LOU Richards will be honoured with a state funeral after his family on Tuesday accepted the Victorian Government's offer of a public farewell for the Collingwood legend.
The timing is still being finalised, but the likelihood is that the funeral may now take place next week.
Richards died on Monday at a Melbourne nursing home, aged 94, with his passing evoking countless tributes from those who knew him and those who felt as if they knew him across his more than 70 years in the public eye.
The Magpie great, who played 250 games for Collingwood and captained its 1953 premiership side, will be farewelled with a state funeral in a similar manner to legendary Bulldogs champion and media personality Ted Whitten, who died in 1995.

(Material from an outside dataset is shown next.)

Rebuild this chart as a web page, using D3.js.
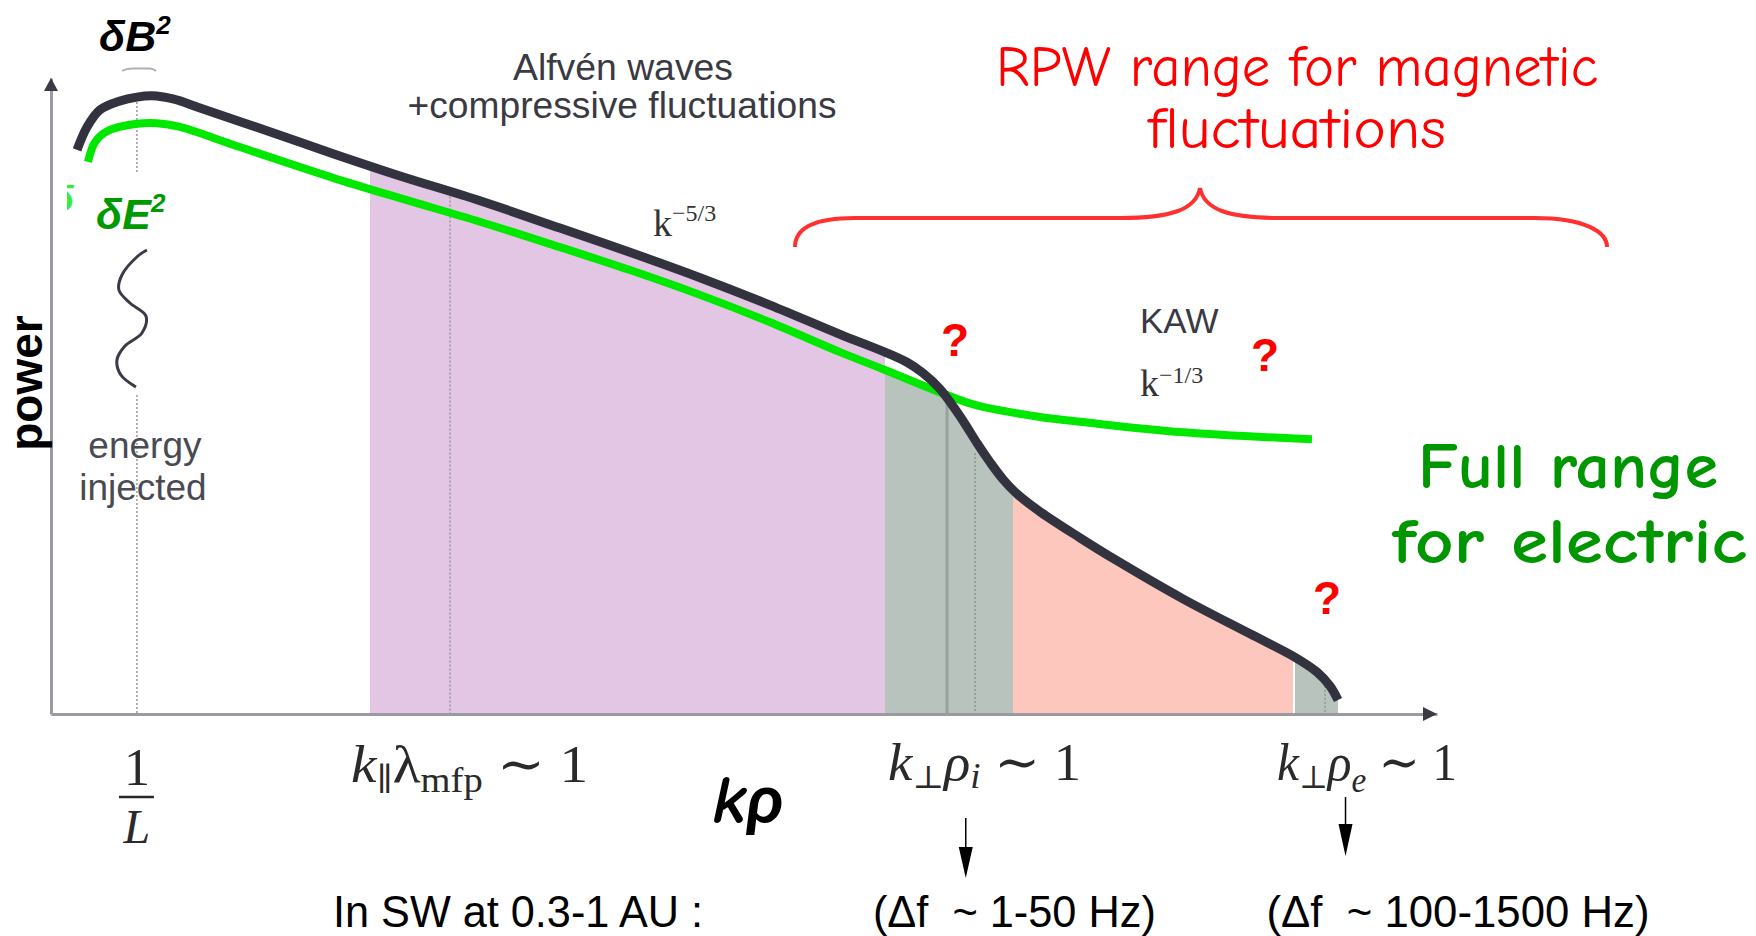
<!DOCTYPE html>
<html><head><meta charset="utf-8">
<script src="https://cdn.jsdelivr.net/npm/d3@7"></script>
<style>html,body{margin:0;padding:0;background:#fff;}svg{display:block;}</style>
</head><body>
<svg id="chart" width="1756" height="936"></svg>
<script>
// ---------- data (schematic units: x = position along kρ axis 0..100, y = power 0..100) ----------
const bCurveX = [1.88,2.60,3.54,4.98,6.20,7.29,8.80,10.75,15.58,20.35,25.18,30.95,36.72,41.77,46.83,51.88,56.93,60.17,61.76,62.91,64.14,65.08,65.95,66.81,67.75,68.69,69.70,71.36,74.24,76.91,81.67,86.51,89.61,91.34,92.28,92.86];
const bCurveY = [88.7,92.3,95.0,96.4,97.0,97.2,96.7,95.3,91.7,88.1,84.6,80.7,76.4,72.6,68.6,64.3,59.7,56.9,55.3,53.6,51.1,48.4,45.6,42.6,39.6,36.9,34.6,31.8,27.7,24.1,18.1,12.6,9.1,6.6,4.4,2.2];
const eCurveX = [2.67,3.17,4.11,6.20,7.65,9.31,13.13,20.35,25.18,30.95,36.72,41.77,46.83,51.88,56.93,60.17,64.14,66.67,71.36,74.46,81.67,90.98];
const eCurveY = [86.8,89.9,91.7,92.8,92.9,92.3,89.5,84.3,81.1,77.4,73.4,69.8,65.9,61.6,56.9,54.1,50.6,48.6,46.7,45.9,44.3,43.2];
const bandNames = ["inertial","ion transition","kinetic","electron"];
const bandStart = [23.02,60.17,69.41,89.75];
const bandEnd   = [60.17,69.41,89.61,92.93];
const refLineX = [6.20,28.79,64.65,66.67,91.92];
const scaleLabelX = [6.20,21.65,60.39,88.46];
const freqArrowX = [66.0,93.4];
const freqLabels = ["In SW at 0.3-1 AU :","(Δf  ~ 1-50 Hz)","(Δf  ~ 100-1500 Hz)"];
const freqLabelX = [20.35,59.3,87.7];

// ---------- scales ----------
const W = 1756, H = 936;
const x = d3.scaleLinear().domain([0,100]).range([51,1437]);
const y = d3.scaleLinear().domain([0,100]).range([714,78]);
const svg = d3.select("#chart");
const defs = svg.append("defs");

const bPts = bCurveX.map((v,i)=>[v,bCurveY[i]]);
const ePts = eCurveX.map((v,i)=>[v,eCurveY[i]]);
const cv = d3.curveCatmullRom.alpha(0.5);
const line = d3.line().x(d=>x(d[0])).y(d=>y(d[1])).curve(cv);
const area = d3.area().x(d=>x(d[0])).y0(y(0)).y1(d=>y(d[1])).curve(cv);
function interpB(v){
  for(let i=0;i<bCurveX.length-1;i++){
    if(v>=bCurveX[i] && v<=bCurveX[i+1]){
      const t=(v-bCurveX[i])/(bCurveX[i+1]-bCurveX[i]);
      return bCurveY[i]+t*(bCurveY[i+1]-bCurveY[i]);
    }
  }
  return bCurveY[bCurveY.length-1];
}

// clip paths
defs.append("clipPath").attr("id","underE").append("path").attr("d",area(ePts));
const bandColors = ["#e2c6e3","#b9c3bd","#fec7bd","#b9c3bd"];
bandNames.forEach((n,i)=>{
  defs.append("clipPath").attr("id","band"+i).append("rect")
    .attr("x",x(bandStart[i])).attr("width",x(bandEnd[i])-x(bandStart[i]))
    .attr("y",0).attr("height",y(0));
});

// bands
const gb = svg.append("g");
bandNames.forEach((n,i)=>{
  let g = gb.append("g").attr("clip-path","url(#band"+i+")");
  if(i===1) g = g.append("g").attr("clip-path","url(#underE)");
  g.append("path").attr("d",area(bPts)).attr("fill",bandColors[i]);
});

// reference lines
const gr = svg.append("g");
refLineX.forEach((v,i)=>{
  const top = y(interpB(v))+5;
  if(i===0){
    gr.append("line").attr("x1",x(v)).attr("x2",x(v)).attr("y1",top).attr("y2",172)
      .attr("stroke","#8a8a90").attr("stroke-width",1.3).attr("stroke-dasharray","2,2");
    gr.append("line").attr("x1",x(v)).attr("x2",x(v)).attr("y1",395).attr("y2",y(0))
      .attr("stroke","#8a8a90").attr("stroke-width",1.3).attr("stroke-dasharray","2,2");
  } else if(i===2){
    gr.append("line").attr("x1",x(v)).attr("x2",x(v)).attr("y1",top).attr("y2",y(0))
      .attr("stroke","#97a39c").attr("stroke-width",3);
  } else {
    gr.append("line").attr("x1",x(v)).attr("x2",x(v)).attr("y1",top+(i===3?8:0)).attr("y2",y(0))
      .attr("stroke","#8a8a90").attr("stroke-width",1.3).attr("stroke-dasharray","2,2");
  }
});

// axes
const ax = svg.append("g").attr("transform",`translate(0,${y(0)})`)
  .call(d3.axisBottom(x).tickValues([]).tickSizeOuter(0));
ax.select(".domain").attr("stroke","#9a9aa2").attr("stroke-width",3);
const ay = svg.append("g").attr("transform",`translate(${x(0)},0)`)
  .call(d3.axisLeft(y).tickValues([]).tickSizeOuter(0));
ay.select(".domain").attr("stroke","#9a9aa2").attr("stroke-width",3);
svg.append("path").attr("d",`M${x(100)},${y(0)} l-14,-7 l0,14 z`).attr("fill","#3a3b46");
svg.append("path").attr("d",`M${x(0)},${y(100)} l-7,13 l14,0 z`).attr("fill","#3a3b46");

// curves
svg.append("path").attr("d",line(ePts)).attr("fill","none").attr("stroke","#00e800").attr("stroke-width",8);
svg.append("path").attr("d",line(bPts)).attr("fill","none").attr("stroke","#32333f").attr("stroke-width",9).attr("stroke-linecap","butt");

// ---------- annotations ----------
const sans = "'Liberation Sans', Arial, sans-serif";
const serif = "'Liberation Serif', 'DejaVu Serif', serif";
const comic = "'Comic Sans MS', 'Comic Neue', Lato, sans-serif";

// δB² / δE² labels
const tB = svg.append("text").attr("x",99).attr("y",51).attr("font-family",sans)
  .attr("font-weight","bold").attr("font-style","italic").attr("font-size",43).attr("fill","#000");
tB.append("tspan").text("δB");
tB.append("tspan").attr("font-size",26).attr("dy",-17).text("2");
svg.append("path").attr("d","M122,71 Q127,68 136,68.5 L150,68.5 Q154,69 156,71")
  .attr("fill","none").attr("stroke","#b0b0b6").attr("stroke-width",2);
const tE = svg.append("text").attr("x",96).attr("y",229).attr("font-family",sans)
  .attr("font-weight","bold").attr("font-style","italic").attr("font-size",43).attr("fill","#009a00");
tE.append("tspan").text("δE");
tE.append("tspan").attr("font-size",26).attr("dy",-17).text("2");
defs.append("clipPath").attr("id","deltaClip").append("rect").attr("x",67).attr("y",180).attr("width",12).attr("height",35);
svg.append("text").attr("x",52).attr("y",211).attr("font-family",sans).attr("font-weight","bold")
  .attr("font-style","italic").attr("font-size",36).attr("fill","#33ee33").attr("clip-path","url(#deltaClip)").text("δ");

// squiggle (energy injection)
const sq = [[10,0],[1,6],[-15,25],[-18,40],[-7,53],[9,66],[5,83],[-12,96],[-20,110],[-16,125],[-1,137]];
svg.append("path").attr("d",d3.line().curve(d3.curveCatmullRom)(sq.map(p=>[x(refLineX[0])+p[0],250+p[1]])))
  .attr("fill","none").attr("stroke","#3a3b46").attr("stroke-width",3);
svg.append("text").attr("x",x(refLineX[0])+8).attr("y",458).attr("text-anchor","middle")
  .attr("font-family",sans).attr("font-size",37).attr("fill","#4a4a52").text("energy");
svg.append("text").attr("x",x(refLineX[0])+6).attr("y",500).attr("text-anchor","middle")
  .attr("font-family",sans).attr("font-size",37).attr("fill","#4a4a52").text("injected");

// power label
svg.append("text").attr("transform","translate(42,383) rotate(-90)").attr("text-anchor","middle")
  .attr("font-family",sans).attr("font-weight","bold").attr("font-size",46).attr("fill","#000").text("power");

// Alfvén waves
svg.append("text").attr("x",623).attr("y",80).attr("text-anchor","middle").attr("font-family",sans)
  .attr("font-size",37).attr("fill","#3a3a44").attr("textLength",220).attr("lengthAdjust","spacingAndGlyphs").text("Alfvén waves");
svg.append("text").attr("x",622).attr("y",118).attr("text-anchor","middle").attr("font-family",sans)
  .attr("font-size",37).attr("fill","#3a3a44").attr("textLength",429).attr("lengthAdjust","spacingAndGlyphs")
  .text("+compressive fluctuations");

// k^-5/3
const k53 = svg.append("text").attr("x",653).attr("y",236).attr("font-family",serif).attr("font-size",38).attr("fill","#333");
k53.append("tspan").text("k");
k53.append("tspan").attr("font-size",24).attr("dy",-15).text("−5/3");

// KAW
svg.append("text").attr("x",1140).attr("y",333).attr("font-family",sans).attr("font-size",35).attr("fill","#3a3a44").text("KAW");
const k13 = svg.append("text").attr("x",1140).attr("y",396).attr("font-family",serif).attr("font-size",38).attr("fill","#333");
k13.append("tspan").text("k");
k13.append("tspan").attr("font-size",24).attr("dy",-13).text("−1/3");

// red question marks
[[955,356],[1265,371],[1327,614]].forEach(p=>{
  svg.append("text").attr("x",p[0]).attr("y",p[1]).attr("text-anchor","middle").attr("font-family",sans)
    .attr("font-weight","bold").attr("font-size",46).attr("fill","#ff0000").text("?");
});

// RPW brace + text
svg.append("path").attr("d","M795,247 C795,228 815,218 855,218 L1120,218 C1170,218 1196,210 1200,188 C1204,210 1230,218 1280,218 L1535,218 C1585,218 1607,232 1607,247")
  .attr("fill","none").attr("stroke","#ff3030").attr("stroke-width",4);
svg.append("text").attr("x",996).attr("y",86).attr("font-family",comic).attr("font-size",58).attr("fill","#ff0000")
  .attr("textLength",602).attr("lengthAdjust","spacingAndGlyphs").text("RPW range for magnetic");
svg.append("text").attr("x",1148).attr("y",148).attr("font-family",comic).attr("font-size",58).attr("fill","#ff0000")
  .attr("textLength",298).attr("lengthAdjust","spacingAndGlyphs").text("fluctuations");

// Full range for electric
svg.append("text").attr("x",1418).attr("y",488).attr("font-family",comic).attr("font-weight","bold").attr("font-size",64).attr("fill","#009600")
  .attr("textLength",300).attr("lengthAdjust","spacingAndGlyphs").text("Full range");
svg.append("text").attr("x",1392).attr("y",563).attr("font-family",comic).attr("font-weight","bold").attr("font-size",64).attr("fill","#009600")
  .attr("textLength",355).attr("lengthAdjust","spacingAndGlyphs").text("for electric");

// scale labels (LaTeX-like)
const lc = "#2a2a2a";
svg.append("text").attr("x",x(scaleLabelX[0])).attr("y",785).attr("text-anchor","middle").attr("font-family",serif).attr("font-size",52).attr("fill",lc).text("1");
svg.append("line").attr("x1",x(scaleLabelX[0])-18).attr("x2",x(scaleLabelX[0])+17).attr("y1",797).attr("y2",797).attr("stroke",lc).attr("stroke-width",2.4);
svg.append("text").attr("x",x(scaleLabelX[0])).attr("y",843).attr("text-anchor","middle").attr("font-family",serif).attr("font-style","italic").attr("font-size",48).attr("fill",lc).text("L");

function texLabel(xp, yp, parts, len){
  const t = svg.append("text").attr("x",xp).attr("y",yp).attr("font-family",serif).attr("font-size",52).attr("fill",lc)
    .attr("textLength",len).attr("lengthAdjust","spacingAndGlyphs");
  parts.forEach(p=>{
    const s = t.append("tspan").text(p[0]);
    if(p[1]) s.attr("font-style","italic");
    if(p[2]) s.attr("font-size",p[2]);
    if(p[3]) s.attr("dy",p[3]);
  });
}
texLabel(x(scaleLabelX[1]),782,[["k",1],["∥",0,32,8],["λ",0,52,-8],["mfp",0,35,10],[" ∼ 1",0,52,-10]],237);
texLabel(x(scaleLabelX[2]),780,[["k",1],["⊥",0,32,8],["ρ",1,52,-8],["i",1,35,8],[" ∼ 1",0,52,-8]],193);
texLabel(x(scaleLabelX[3]),780,[["k",1],["⊥",0,32,8],["ρ",1,52,-8],["e",1,35,12],[" ∼ 1",0,52,-12]],180);

// k rho axis title
svg.append("text").attr("x",712).attr("y",823).attr("font-family",comic).attr("font-weight","bold").attr("font-style","italic")
  .attr("font-size",68).attr("fill","#000").attr("textLength",72).attr("lengthAdjust","spacingAndGlyphs").text("kρ");

// frequency arrows
[[818,878,847],[797,856,824]].forEach((a,i)=>{
  const xp = x(freqArrowX[i]);
  svg.append("line").attr("x1",xp).attr("x2",xp).attr("y1",a[0]).attr("y2",a[2]).attr("stroke","#000").attr("stroke-width",1.5);
  svg.append("path").attr("d",`M${xp},${a[1]} L${xp-7},${a[2]} L${xp+7},${a[2]} Z`).attr("fill","#000");
});
const fl = [370,283,383];
freqLabels.forEach((s,i)=>{
  svg.append("text").attr("x",x(freqLabelX[i])).attr("y",927).attr("font-family",sans).attr("font-size",45).attr("fill","#000")
    .attr("textLength",fl[i]).attr("lengthAdjust","spacingAndGlyphs").attr("xml:space","preserve").text(s);
});
</script>
</body></html>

Richards' daughter, Nicole Morrison, spoke with family members after the State Government made the offer of a state funeral before agreeing to the move.
Thousands of Collingwood fans are expected to fill the streets for the funeral service.
Melbourne legend Jim Stynes was the last AFL footballer granted a state-funded send-off in 2012.
"I think dad would have really liked the idea," Ms Morrison said.
"And though the family might be nervous in terms of pressure, we think this is something he deserves. And we think a lot of Victorians would like that."
And in a poignant move, Richards' daughters Nicole and Kim are considering resting the ashes of their late mother Edna with their father for his final internment.
"It's something we are considering," she said.
"It would be nice for them to finally be back together."